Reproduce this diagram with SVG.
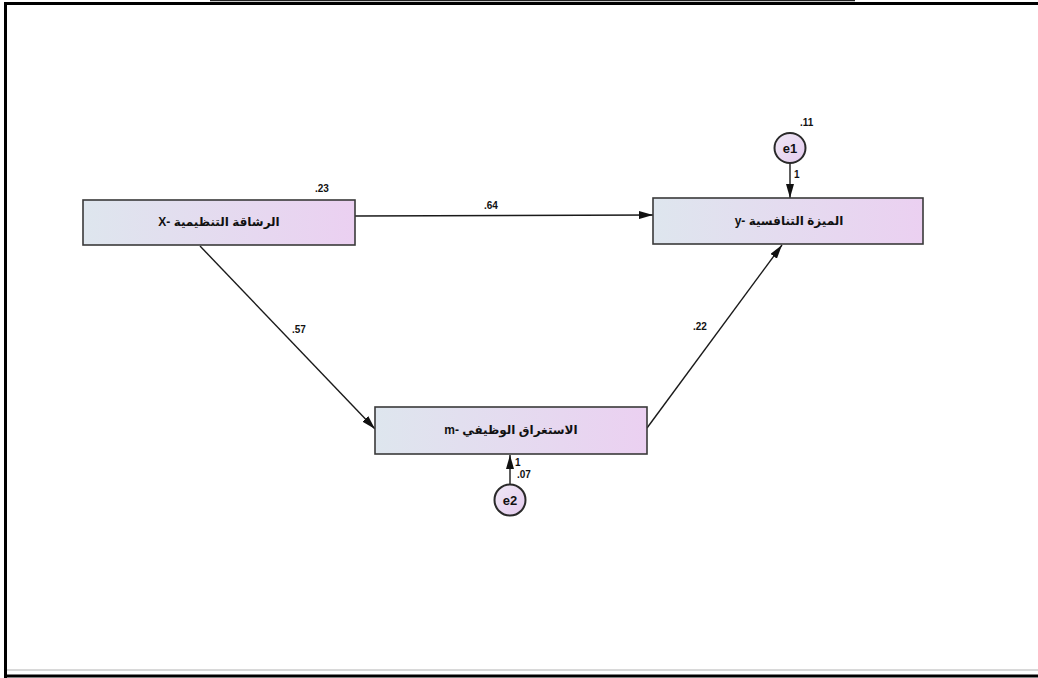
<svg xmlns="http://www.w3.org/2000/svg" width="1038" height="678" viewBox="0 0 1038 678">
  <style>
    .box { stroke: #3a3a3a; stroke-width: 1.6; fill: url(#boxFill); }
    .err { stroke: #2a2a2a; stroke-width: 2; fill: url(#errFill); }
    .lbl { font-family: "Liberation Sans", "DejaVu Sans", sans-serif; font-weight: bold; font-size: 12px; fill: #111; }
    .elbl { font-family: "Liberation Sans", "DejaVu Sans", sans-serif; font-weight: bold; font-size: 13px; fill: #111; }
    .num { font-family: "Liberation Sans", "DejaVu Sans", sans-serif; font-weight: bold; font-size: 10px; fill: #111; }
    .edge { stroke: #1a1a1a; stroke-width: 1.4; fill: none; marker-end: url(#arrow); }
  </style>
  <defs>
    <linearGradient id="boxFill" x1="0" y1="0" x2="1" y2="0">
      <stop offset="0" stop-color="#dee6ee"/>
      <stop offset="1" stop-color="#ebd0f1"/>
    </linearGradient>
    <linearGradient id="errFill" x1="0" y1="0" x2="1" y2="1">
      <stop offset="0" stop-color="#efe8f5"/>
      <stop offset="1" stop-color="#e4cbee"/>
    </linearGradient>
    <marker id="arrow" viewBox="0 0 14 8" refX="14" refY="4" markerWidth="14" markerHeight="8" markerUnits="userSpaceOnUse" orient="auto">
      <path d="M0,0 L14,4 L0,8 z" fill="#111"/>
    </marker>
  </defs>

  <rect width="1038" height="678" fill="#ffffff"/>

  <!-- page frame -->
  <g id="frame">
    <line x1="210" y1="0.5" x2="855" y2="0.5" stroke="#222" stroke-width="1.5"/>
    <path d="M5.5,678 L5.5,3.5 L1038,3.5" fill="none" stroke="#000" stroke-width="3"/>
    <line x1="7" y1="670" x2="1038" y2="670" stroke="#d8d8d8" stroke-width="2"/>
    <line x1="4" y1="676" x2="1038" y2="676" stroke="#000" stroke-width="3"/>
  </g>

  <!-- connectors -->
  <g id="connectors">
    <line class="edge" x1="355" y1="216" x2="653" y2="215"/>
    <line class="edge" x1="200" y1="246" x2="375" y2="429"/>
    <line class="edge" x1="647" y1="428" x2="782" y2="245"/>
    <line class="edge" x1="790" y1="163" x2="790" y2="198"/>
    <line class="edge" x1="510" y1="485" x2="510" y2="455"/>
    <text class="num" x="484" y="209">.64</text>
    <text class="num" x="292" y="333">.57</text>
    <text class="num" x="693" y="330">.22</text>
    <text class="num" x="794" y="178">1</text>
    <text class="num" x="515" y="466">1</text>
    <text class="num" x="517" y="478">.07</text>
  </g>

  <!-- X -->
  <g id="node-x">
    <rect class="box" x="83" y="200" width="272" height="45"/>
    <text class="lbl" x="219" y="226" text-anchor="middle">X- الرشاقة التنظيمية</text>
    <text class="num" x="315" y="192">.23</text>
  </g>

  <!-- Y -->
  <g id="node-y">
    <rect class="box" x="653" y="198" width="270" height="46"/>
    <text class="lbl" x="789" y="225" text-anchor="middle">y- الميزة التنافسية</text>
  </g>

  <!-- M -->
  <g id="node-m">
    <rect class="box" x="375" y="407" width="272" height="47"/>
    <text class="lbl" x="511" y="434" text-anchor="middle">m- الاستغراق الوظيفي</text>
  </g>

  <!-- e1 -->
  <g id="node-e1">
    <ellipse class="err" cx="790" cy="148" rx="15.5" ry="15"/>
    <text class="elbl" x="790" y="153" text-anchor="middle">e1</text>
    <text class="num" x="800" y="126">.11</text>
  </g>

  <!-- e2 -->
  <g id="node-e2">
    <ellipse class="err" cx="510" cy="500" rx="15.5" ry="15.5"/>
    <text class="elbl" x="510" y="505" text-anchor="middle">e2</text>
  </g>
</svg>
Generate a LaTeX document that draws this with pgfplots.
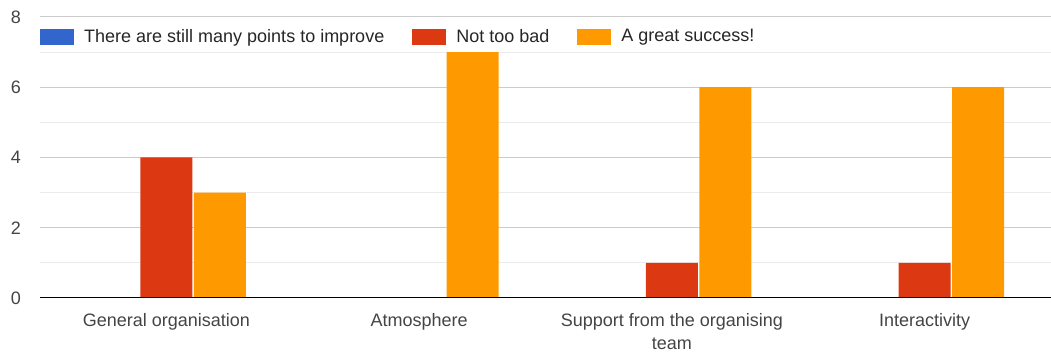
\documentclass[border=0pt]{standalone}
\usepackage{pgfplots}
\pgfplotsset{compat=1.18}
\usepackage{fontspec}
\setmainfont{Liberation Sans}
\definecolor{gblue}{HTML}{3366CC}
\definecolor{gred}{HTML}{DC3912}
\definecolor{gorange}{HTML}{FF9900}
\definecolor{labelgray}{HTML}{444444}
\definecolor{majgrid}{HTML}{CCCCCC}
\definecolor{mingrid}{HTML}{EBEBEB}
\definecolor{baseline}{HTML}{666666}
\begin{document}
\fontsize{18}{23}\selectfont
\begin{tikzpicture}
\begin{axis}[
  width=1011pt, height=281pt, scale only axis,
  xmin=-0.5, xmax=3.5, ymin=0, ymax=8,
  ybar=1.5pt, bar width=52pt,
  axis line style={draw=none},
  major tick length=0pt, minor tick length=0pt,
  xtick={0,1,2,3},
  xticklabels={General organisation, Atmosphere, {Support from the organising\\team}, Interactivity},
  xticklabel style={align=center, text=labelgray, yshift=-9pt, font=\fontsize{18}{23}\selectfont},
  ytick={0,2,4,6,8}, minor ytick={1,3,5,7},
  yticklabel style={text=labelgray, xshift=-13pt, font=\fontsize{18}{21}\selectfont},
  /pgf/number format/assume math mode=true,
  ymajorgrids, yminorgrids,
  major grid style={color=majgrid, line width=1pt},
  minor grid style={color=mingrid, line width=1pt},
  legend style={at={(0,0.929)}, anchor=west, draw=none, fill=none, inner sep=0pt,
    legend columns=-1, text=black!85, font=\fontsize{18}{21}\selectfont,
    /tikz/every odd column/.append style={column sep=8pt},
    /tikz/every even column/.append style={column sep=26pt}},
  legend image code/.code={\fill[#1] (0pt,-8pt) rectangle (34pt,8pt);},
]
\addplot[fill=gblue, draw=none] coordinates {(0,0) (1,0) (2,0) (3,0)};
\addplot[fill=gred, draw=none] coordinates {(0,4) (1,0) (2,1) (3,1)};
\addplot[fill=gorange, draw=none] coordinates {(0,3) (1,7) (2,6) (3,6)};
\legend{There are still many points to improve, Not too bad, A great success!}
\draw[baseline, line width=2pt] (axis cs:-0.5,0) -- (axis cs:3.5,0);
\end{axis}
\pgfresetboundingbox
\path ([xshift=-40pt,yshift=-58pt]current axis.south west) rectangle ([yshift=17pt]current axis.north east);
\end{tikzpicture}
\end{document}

### Requirement:
Copy the records above exactly, leaving out every picture.

### Exercise result:
Reproduce this diagram with SVG.
<svg xmlns="http://www.w3.org/2000/svg" width="1038" height="678" viewBox="0 0 1038 678">
  <style>
    .box { stroke: #3a3a3a; stroke-width: 1.6; fill: url(#boxFill); }
    .err { stroke: #2a2a2a; stroke-width: 2; fill: url(#errFill); }
    .lbl { font-family: "Liberation Sans", "DejaVu Sans", sans-serif; font-weight: bold; font-size: 12px; fill: #111; }
    .elbl { font-family: "Liberation Sans", "DejaVu Sans", sans-serif; font-weight: bold; font-size: 13px; fill: #111; }
    .num { font-family: "Liberation Sans", "DejaVu Sans", sans-serif; font-weight: bold; font-size: 10px; fill: #111; }
    .edge { stroke: #1a1a1a; stroke-width: 1.4; fill: none; marker-end: url(#arrow); }
  </style>
  <defs>
    <linearGradient id="boxFill" x1="0" y1="0" x2="1" y2="0">
      <stop offset="0" stop-color="#dee6ee"/>
      <stop offset="1" stop-color="#ebd0f1"/>
    </linearGradient>
    <linearGradient id="errFill" x1="0" y1="0" x2="1" y2="1">
      <stop offset="0" stop-color="#efe8f5"/>
      <stop offset="1" stop-color="#e4cbee"/>
    </linearGradient>
    <marker id="arrow" viewBox="0 0 14 8" refX="14" refY="4" markerWidth="14" markerHeight="8" markerUnits="userSpaceOnUse" orient="auto">
      <path d="M0,0 L14,4 L0,8 z" fill="#111"/>
    </marker>
  </defs>

  <rect width="1038" height="678" fill="#ffffff"/>

  <!-- page frame -->
  <g id="frame">
    <line x1="210" y1="0.5" x2="855" y2="0.5" stroke="#222" stroke-width="1.5"/>
    <path d="M5.5,678 L5.5,3.5 L1038,3.5" fill="none" stroke="#000" stroke-width="3"/>
    <line x1="7" y1="670" x2="1038" y2="670" stroke="#d8d8d8" stroke-width="2"/>
    <line x1="4" y1="676" x2="1038" y2="676" stroke="#000" stroke-width="3"/>
  </g>

  <!-- connectors -->
  <g id="connectors">
    <line class="edge" x1="355" y1="216" x2="653" y2="215"/>
    <line class="edge" x1="200" y1="246" x2="375" y2="429"/>
    <line class="edge" x1="647" y1="428" x2="782" y2="245"/>
    <line class="edge" x1="790" y1="163" x2="790" y2="198"/>
    <line class="edge" x1="510" y1="485" x2="510" y2="455"/>
    <text class="num" x="484" y="209">.64</text>
    <text class="num" x="292" y="333">.57</text>
    <text class="num" x="693" y="330">.22</text>
    <text class="num" x="794" y="178">1</text>
    <text class="num" x="515" y="466">1</text>
    <text class="num" x="517" y="478">.07</text>
  </g>

  <!-- X -->
  <g id="node-x">
    <rect class="box" x="83" y="200" width="272" height="45"/>
    <text class="lbl" x="219" y="226" text-anchor="middle">X- الرشاقة التنظيمية</text>
    <text class="num" x="315" y="192">.23</text>
  </g>

  <!-- Y -->
  <g id="node-y">
    <rect class="box" x="653" y="198" width="270" height="46"/>
    <text class="lbl" x="789" y="225" text-anchor="middle">y- الميزة التنافسية</text>
  </g>

  <!-- M -->
  <g id="node-m">
    <rect class="box" x="375" y="407" width="272" height="47"/>
    <text class="lbl" x="511" y="434" text-anchor="middle">m- الاستغراق الوظيفي</text>
  </g>

  <!-- e1 -->
  <g id="node-e1">
    <ellipse class="err" cx="790" cy="148" rx="15.5" ry="15"/>
    <text class="elbl" x="790" y="153" text-anchor="middle">e1</text>
    <text class="num" x="800" y="126">.11</text>
  </g>

  <!-- e2 -->
  <g id="node-e2">
    <ellipse class="err" cx="510" cy="500" rx="15.5" ry="15.5"/>
    <text class="elbl" x="510" y="505" text-anchor="middle">e2</text>
  </g>
</svg>
Generate a LaTeX document that draws this with pgfplots.
\documentclass[border=0pt]{standalone}
\usepackage{pgfplots}
\pgfplotsset{compat=1.18}
\usepackage{fontspec}
\setmainfont{Liberation Sans}
\definecolor{gblue}{HTML}{3366CC}
\definecolor{gred}{HTML}{DC3912}
\definecolor{gorange}{HTML}{FF9900}
\definecolor{labelgray}{HTML}{444444}
\definecolor{majgrid}{HTML}{CCCCCC}
\definecolor{mingrid}{HTML}{EBEBEB}
\definecolor{baseline}{HTML}{666666}
\begin{document}
\fontsize{18}{23}\selectfont
\begin{tikzpicture}
\begin{axis}[
  width=1011pt, height=281pt, scale only axis,
  xmin=-0.5, xmax=3.5, ymin=0, ymax=8,
  ybar=1.5pt, bar width=52pt,
  axis line style={draw=none},
  major tick length=0pt, minor tick length=0pt,
  xtick={0,1,2,3},
  xticklabels={General organisation, Atmosphere, {Support from the organising\\team}, Interactivity},
  xticklabel style={align=center, text=labelgray, yshift=-9pt, font=\fontsize{18}{23}\selectfont},
  ytick={0,2,4,6,8}, minor ytick={1,3,5,7},
  yticklabel style={text=labelgray, xshift=-13pt, font=\fontsize{18}{21}\selectfont},
  /pgf/number format/assume math mode=true,
  ymajorgrids, yminorgrids,
  major grid style={color=majgrid, line width=1pt},
  minor grid style={color=mingrid, line width=1pt},
  legend style={at={(0,0.929)}, anchor=west, draw=none, fill=none, inner sep=0pt,
    legend columns=-1, text=black!85, font=\fontsize{18}{21}\selectfont,
    /tikz/every odd column/.append style={column sep=8pt},
    /tikz/every even column/.append style={column sep=26pt}},
  legend image code/.code={\fill[#1] (0pt,-8pt) rectangle (34pt,8pt);},
]
\addplot[fill=gblue, draw=none] coordinates {(0,0) (1,0) (2,0) (3,0)};
\addplot[fill=gred, draw=none] coordinates {(0,4) (1,0) (2,1) (3,1)};
\addplot[fill=gorange, draw=none] coordinates {(0,3) (1,7) (2,6) (3,6)};
\legend{There are still many points to improve, Not too bad, A great success!}
\draw[baseline, line width=2pt] (axis cs:-0.5,0) -- (axis cs:3.5,0);
\end{axis}
\pgfresetboundingbox
\path ([xshift=-40pt,yshift=-58pt]current axis.south west) rectangle ([yshift=17pt]current axis.north east);
\end{tikzpicture}
\end{document}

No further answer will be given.